I’ve been admittedly struggling with my identity as a whole, especially as I approach my 1 year mark on Estrogen. So far it’s the right call for me, but I’ve discovered that I’m becoming more comfortable with my masculine traits and even find myself binding my breasts that I’ve waited so many years to have, while the next day I’ll do the complete opposite and present femininely.

I feel like I have no consistent sense of self and often have a hard time even knowing what’s going on in my head haha

Constantly trying to figure out if I’m a boy, girl, both, or neither, because I admittedly struggle with my body in various fronts. One day I’m too feminine, the next I look too much like a man, or I’m not androgynous enough.

Frankly, it’s exhausting. I used to think I was just a woman but it doesn’t seem to fit as I continue hrt.

It feels odd to express all of this but, I’ve not really talked to many trans people as I’m chronically shy. Is there anyone who can relate to what I’m going through?

  • i began having similar thoughts/feelings once i began feeling more comfortable with my body due to HRT. like others have said here, you shouldn’t feel pressured to place yourself in one box or another and you should instead use this time to really explore everything you can about gender. just see where you land and follow your feelings.

    it may even come to pass that, like me, you find that you can’t identify as only one thing. over the last three years i’ve gone from coming out as non-binary tranfem, to identifying fully as a woman, to now having an understanding that i’m polygenderflux and i feel varying degrees of certain genders. and guess what, some of those genders i made up, they’re mine; because gender isn’t real (?) 🤷‍♀️ you can kind of just… be you.

  • I can’t say this is something I have experienced. I got gender euphoria from the start right up to today.

    But maybe you are gender fluid? If that fits then it fits. It’s OK to be a man on Tues and a woman on Friday.

    There is no wrong way to be you. There is only you. The words are only important if they are useful. When words fail, you are still here, and you are more important than the words will ever be.

    It’s OK to tell a story to simplify it down to strangers. (Like: I’m a trans woman) You don’t need to have the whole experience of your transition down to an elevator speech.

    I say this to give some guidance on how you could move through the world. Strangers get the simple lie. Friends and family get the more nuanced truth.

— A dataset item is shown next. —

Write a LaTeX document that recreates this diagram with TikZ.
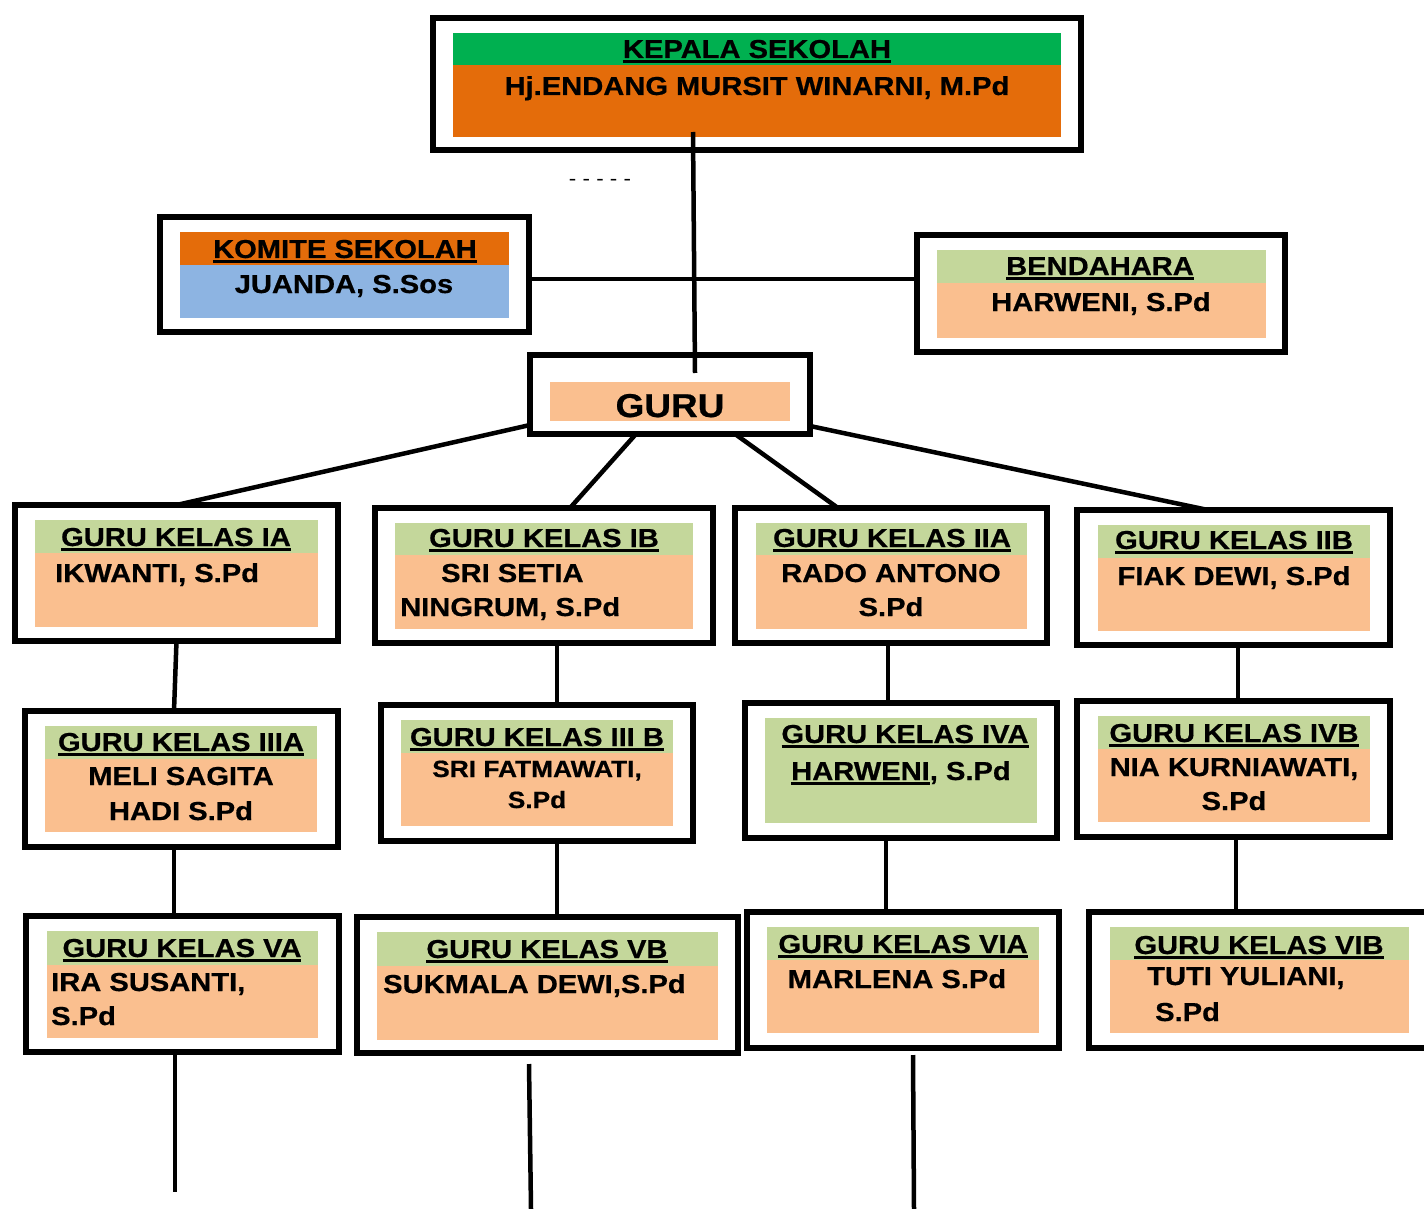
\documentclass[tikz,border=0pt]{standalone}
\usepackage{fontspec}
\setmainfont[FakeStretch=1.12,BoldFeatures={FakeBold=0.6}]{Liberation Sans}
\usepackage{tikz}
\definecolor{kgreen}{HTML}{00B050}
\definecolor{korange}{HTML}{E46C0A}
\definecolor{lgreen}{HTML}{C4D79B}
\definecolor{peach}{HTML}{FABF8F}
\definecolor{lblue}{HTML}{8DB4E2}
\newcommand\ulbox[1]{\setbox0\hbox{#1}\rlap{\rule[-5pt]{\wd0}{3pt}}\box0}

\begin{document}
\begin{tikzpicture}[x=1pt,y=-1pt,
    frame/.style={draw, line width=6pt, anchor=north west, inner sep=0pt, outer sep=0pt},
    ttl/.style={anchor=base, inner sep=0pt, font=\bfseries\fontsize{26}{30}\selectfont},
    sml/.style={anchor=base, inner sep=0pt, font=\bfseries\fontsize{23.5}{28}\selectfont},
    link/.style={line width=4.5pt}]
          \useasboundingbox (0,0) rectangle (1424,1209);

          \fill[kgreen] (453,33) rectangle (1061,65);
          \fill[korange] (453,65) rectangle (1061,137);
          \fill[korange] (180,232) rectangle (509,265);
          \fill[lblue] (180,265) rectangle (509,318);
          \fill[lgreen] (937,250) rectangle (1266,283);
          \fill[peach] (937,283) rectangle (1266,338);
          \fill[peach] (550,382) rectangle (790,421);

          \fill[lgreen] (35,520) rectangle (318,553);
          \fill[peach] (35,553) rectangle (318,627);
          \fill[lgreen] (395,523) rectangle (693,555);
          \fill[peach] (395,555) rectangle (693,629);
          \fill[lgreen] (756,523) rectangle (1027,555);
          \fill[peach] (756,555) rectangle (1027,629);
          \fill[lgreen] (1098,525) rectangle (1370,558);
          \fill[peach] (1098,558) rectangle (1370,631);

          \fill[lgreen] (45,726) rectangle (317,759);
          \fill[peach] (45,759) rectangle (317,832);
          \fill[lgreen] (401,720) rectangle (673,753);
          \fill[peach] (401,753) rectangle (673,826);
          \fill[lgreen] (765,718) rectangle (1037,823);
          \fill[lgreen] (1098,716) rectangle (1370,749);
          \fill[peach] (1098,749) rectangle (1370,822);

          \fill[lgreen] (47,931) rectangle (318,965);
          \fill[peach] (47,965) rectangle (318,1038);
          \fill[lgreen] (377,932) rectangle (718,966);
          \fill[peach] (377,966) rectangle (718,1040);
          \fill[lgreen] (767,927) rectangle (1039,960);
          \fill[peach] (767,960) rectangle (1039,1033);
          \fill[lgreen] (1110,927) rectangle (1409,960);
          \fill[peach] (1110,960) rectangle (1409,1033);

          \node[frame, minimum width=648, minimum height=132] (kepala) at (433,18) {};
          \node[frame, minimum width=369, minimum height=115] (komite) at (160,217) {};
          \node[frame, minimum width=368, minimum height=117] (bendahara) at (917,235) {};
          \node[frame, minimum width=280, minimum height=79] (guru) at (530,355) {};

          \node[frame, minimum width=323, minimum height=136] (ia) at (15,505) {};
          \node[frame, minimum width=338, minimum height=135] (ib) at (375,508) {};
          \node[frame, minimum width=312, minimum height=135] (iia) at (735,508) {};
          \node[frame, minimum width=313, minimum height=135] (iib) at (1077,510) {};

          \node[frame, minimum width=313, minimum height=136] (iiia) at (25,711) {};
          \node[frame, minimum width=312, minimum height=136] (iiib) at (381,705) {};
          \node[frame, minimum width=312, minimum height=135] (iva) at (745,703) {};
          \node[frame, minimum width=313, minimum height=136] (ivb) at (1077,701) {};

          \node[frame, minimum width=313, minimum height=136] (va) at (26,916) {};
          \node[frame, minimum width=381, minimum height=136] (vb) at (357,917) {};
          \node[frame, minimum width=312, minimum height=136] (via) at (747,912) {};
          \node[frame, minimum width=351, minimum height=136] (vib) at (1089,912) {};

          \node[ttl] (kepalat) at (757,58) {\ulbox{KEPALA SEKOLAH}};
          \node[ttl] (kepalan) at (757,95) {Hj.ENDANG MURSIT WINARNI, M.Pd};
          \node[ttl] (komitet) at (345,258) {\ulbox{KOMITE SEKOLAH}};
          \node[ttl] (komiten) at (344,293) {JUANDA, S.Sos};
          \node[ttl] (bendaharat) at (1100,275) {\ulbox{BENDAHARA}};
          \node[ttl] (bendaharan) at (1101,311) {HARWENI, S.Pd};
          \node[ttl, font=\bfseries\fontsize{33}{38}\selectfont] (gurut) at (670,417) {GURU};
          \node[anchor=base, inner sep=0pt, font=\fontsize{20}{24}\selectfont] (dash) at (600,186) {- - - - -};

          \node[ttl] (iat) at (176,546) {\ulbox{GURU KELAS IA}};
          \node[ttl, anchor=base west] (ian) at (55,582) {IKWANTI, S.Pd};
          \node[ttl] (ibt) at (544,547) {\ulbox{GURU KELAS IB}};
          \node[ttl, anchor=base west] (ibn) at (441,582) {SRI SETIA};
          \node[ttl, anchor=base west] (ibm) at (400,616) {NINGRUM, S.Pd};
          \node[ttl] (iiat) at (892,547) {\ulbox{GURU KELAS IIA}};
          \node[ttl] (iian) at (891,582) {RADO ANTONO};
          \node[ttl] (iiam) at (891,616) {S.Pd};
          \node[ttl] (iibt) at (1234,549) {\ulbox{GURU KELAS IIB}};
          \node[ttl] (iibn) at (1234,585) {FIAK DEWI, S.Pd};

          \node[ttl] (iiiat) at (181,751) {\ulbox{GURU KELAS IIIA}};
          \node[ttl] (iiian) at (181,785) {MELI SAGITA};
          \node[ttl] (iiiam) at (181,820) {HADI S.Pd};
          \node[ttl] (iiibt) at (537,746) {\ulbox{GURU KELAS III B}};
          \node[sml] (iiibn) at (537,777) {SRI FATMAWATI,};
          \node[sml] (iiibm) at (537,808) {S.Pd};
          \node[ttl] (ivat) at (905,743) {\ulbox{GURU KELAS IVA}};
          \node[ttl] (ivan) at (901,780) {\ulbox{HARWENI}, S.Pd};
          \node[ttl] (ivbt) at (1234,742) {\ulbox{GURU KELAS IVB}};
          \node[ttl] (ivbn) at (1234,776) {NIA KURNIAWATI,};
          \node[ttl] (ivbm) at (1234,810) {S.Pd};

          \node[ttl] (vat) at (182,957) {\ulbox{GURU KELAS VA}};
          \node[ttl, anchor=base west] (van) at (51,991) {IRA SUSANTI,};
          \node[ttl, anchor=base west] (vam) at (51,1025) {S.Pd};
          \node[ttl] (vbt) at (547,958) {\ulbox{GURU KELAS VB}};
          \node[ttl, anchor=base west] (vbn) at (383,993) {SUKMALA DEWI,S.Pd};
          \node[ttl] (viat) at (903,953) {\ulbox{GURU KELAS VIA}};
          \node[ttl] (vian) at (897,988) {MARLENA S.Pd};
          \node[ttl] (vibt) at (1259,954) {\ulbox{GURU KELAS VIB}};
          \node[ttl, anchor=base west] (vibn) at (1147,985) {TUTI YULIANI,};
          \node[ttl, anchor=base west] (vibm) at (1155,1021) {S.Pd};

          \coordinate (kstem) at (693,132);
          \coordinate (gstem) at (695,373);
          \coordinate (vbtop) at (529,1064);
          \coordinate (viatop) at (913,1055);
          \coordinate (vaend) at (175,1192);
          \coordinate (vbend) at (531,1209);
          \coordinate (viaend) at (914,1209);

          \draw[link] (kstem) -- (gstem);
          \draw[link] (komite.east |- 0,279) -- (bendahara.west |- 0,279);
          \draw[link] (guru.west |- 0,425) -- (ia.north);
          \draw[link] (guru.south -| 636,0) -- (ib.north -| 570,0);
          \draw[link] (guru.south -| 735,0) -- (iia.north -| 838,0);
          \draw[link] (guru.east |- 0,426) -- (iib.north -| 1208,0);

          \draw[link] (ia.south) -- (iiia.north -| 174,0);
          \draw[link] (ib.south -| 557,0) -- (iiib.north -| 557,0);
          \draw[link] (iia.south -| 888,0) -- (iva.north -| 888,0);
          \draw[link] (iib.south -| 1238,0) -- (ivb.north -| 1238,0);

          \draw[link] (iiia.south -| 174,0) -- (va.north -| 174,0);
          \draw[link] (iiib.south -| 557,0) -- (vb.north -| 557,0);
          \draw[link] (iva.south -| 886,0) -- (via.north -| 886,0);
          \draw[link] (ivb.south -| 1236,0) -- (vib.north -| 1236,0);

          \draw[link] (va.south -| 175,0) -- (vaend);
          \draw[link] (vbtop) -- (vbend);
          \draw[link] (viatop) -- (viaend);
        \end{tikzpicture}
\end{document}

  • This is totally relatable. I see gender as a whole as pretty nebulous. For myself, it is anything but easy to understand, and terrifyingly difficult to explain to others. What I hear from you sounds gender-fluid, it may or may not be a label that resonates with you.

    It can also be beneficial to see your gender expression as independent from your gender identity. You might still be a woman, but express masc if that’s just the vibe for that day. There shouldn’t be rules. Trans people have suffered enough from gender expectations and pressure. Becoming trans doesn’t remove them, it only shifts them to a new goalpost.

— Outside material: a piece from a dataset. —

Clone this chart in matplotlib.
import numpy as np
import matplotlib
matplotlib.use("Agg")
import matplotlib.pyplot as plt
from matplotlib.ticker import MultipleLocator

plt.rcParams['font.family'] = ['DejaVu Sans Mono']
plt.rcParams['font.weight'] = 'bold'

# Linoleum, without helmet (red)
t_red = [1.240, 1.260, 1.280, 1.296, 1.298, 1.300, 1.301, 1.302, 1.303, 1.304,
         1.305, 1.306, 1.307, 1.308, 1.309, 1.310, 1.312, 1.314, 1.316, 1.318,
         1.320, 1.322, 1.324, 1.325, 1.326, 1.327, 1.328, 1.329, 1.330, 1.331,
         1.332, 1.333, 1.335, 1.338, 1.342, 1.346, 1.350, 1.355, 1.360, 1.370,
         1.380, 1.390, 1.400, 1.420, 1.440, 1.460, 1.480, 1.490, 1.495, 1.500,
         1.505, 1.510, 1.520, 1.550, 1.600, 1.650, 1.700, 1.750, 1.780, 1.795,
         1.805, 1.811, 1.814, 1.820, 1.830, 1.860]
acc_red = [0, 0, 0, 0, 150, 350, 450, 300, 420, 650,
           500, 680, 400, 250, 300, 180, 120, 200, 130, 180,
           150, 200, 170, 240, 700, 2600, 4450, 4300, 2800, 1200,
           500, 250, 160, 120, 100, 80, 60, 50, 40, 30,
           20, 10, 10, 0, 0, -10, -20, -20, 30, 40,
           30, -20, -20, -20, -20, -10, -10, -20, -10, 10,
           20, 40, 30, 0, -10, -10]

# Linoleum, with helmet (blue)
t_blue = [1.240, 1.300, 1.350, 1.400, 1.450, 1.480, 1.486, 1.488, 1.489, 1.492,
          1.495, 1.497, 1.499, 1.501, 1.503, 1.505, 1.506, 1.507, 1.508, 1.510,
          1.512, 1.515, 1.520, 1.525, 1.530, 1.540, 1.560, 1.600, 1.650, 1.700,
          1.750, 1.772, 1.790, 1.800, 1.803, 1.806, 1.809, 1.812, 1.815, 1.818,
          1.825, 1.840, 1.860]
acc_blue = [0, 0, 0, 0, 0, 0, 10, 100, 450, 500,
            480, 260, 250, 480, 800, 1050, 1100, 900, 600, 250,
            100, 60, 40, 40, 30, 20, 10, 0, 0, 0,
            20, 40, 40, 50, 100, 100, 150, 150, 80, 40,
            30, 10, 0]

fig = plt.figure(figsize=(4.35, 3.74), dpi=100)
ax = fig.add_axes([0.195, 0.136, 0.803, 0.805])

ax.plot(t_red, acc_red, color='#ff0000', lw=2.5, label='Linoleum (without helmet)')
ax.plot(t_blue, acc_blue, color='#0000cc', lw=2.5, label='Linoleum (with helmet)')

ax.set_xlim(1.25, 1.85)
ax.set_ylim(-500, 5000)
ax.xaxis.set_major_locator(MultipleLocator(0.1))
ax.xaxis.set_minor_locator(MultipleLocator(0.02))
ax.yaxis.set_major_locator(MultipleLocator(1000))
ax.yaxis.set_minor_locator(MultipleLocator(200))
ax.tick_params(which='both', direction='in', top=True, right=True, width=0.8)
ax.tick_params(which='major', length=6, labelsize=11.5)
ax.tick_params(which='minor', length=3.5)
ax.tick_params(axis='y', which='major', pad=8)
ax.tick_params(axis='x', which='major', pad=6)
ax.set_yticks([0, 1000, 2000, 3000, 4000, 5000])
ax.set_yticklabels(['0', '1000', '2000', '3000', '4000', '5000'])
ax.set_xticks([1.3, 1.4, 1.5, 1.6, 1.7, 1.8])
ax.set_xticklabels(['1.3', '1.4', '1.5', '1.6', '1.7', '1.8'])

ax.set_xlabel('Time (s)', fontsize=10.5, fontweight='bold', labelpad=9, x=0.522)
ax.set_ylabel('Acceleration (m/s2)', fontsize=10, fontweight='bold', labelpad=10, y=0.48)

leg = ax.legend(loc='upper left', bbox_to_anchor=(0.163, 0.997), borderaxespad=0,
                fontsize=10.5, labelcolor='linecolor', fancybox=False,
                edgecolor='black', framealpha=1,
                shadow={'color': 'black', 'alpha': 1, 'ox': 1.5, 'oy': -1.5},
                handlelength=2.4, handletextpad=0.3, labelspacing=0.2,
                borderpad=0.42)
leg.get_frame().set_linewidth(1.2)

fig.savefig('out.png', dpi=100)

    Personally I love titling myself as Non-binary. It’s an umbrella term, independently it isn’t very descriptive. I don’t resonate with gender-fluid, demi-girl, bigender, etc… I sort of see myself as Non-binary as a n act of protest against gender. It’s a social construct as far as I’m concerned, and putting more thought into it feels like a disservice to myself. I spent enough years searching desperately for a label that hasn’t been created yet. It is exhausting, It is constrictive, I don’t want to do that to myself. I wanna do whatever it is I want. My body, my choice, my life, and it damn better be my right too.

    Hopefully you figure it out. I technically never did, but what I have found is a path to make myself a lot happier. I hope you can find the same at the very least. Sending you virtual hugs 🤗

  • For what it’s worth you’re not alone.

    Every day I wake up with the brain fog clearing and having to do a self check of whether I’m feeling he, they or she … and it does have a knock on effect on my mood when my presentation doesn’t match how my inner self feels.

    Also it’s not a daily “decision” for me … over the course of the day my mood can push my feelings of gender from one end of the scale to the other.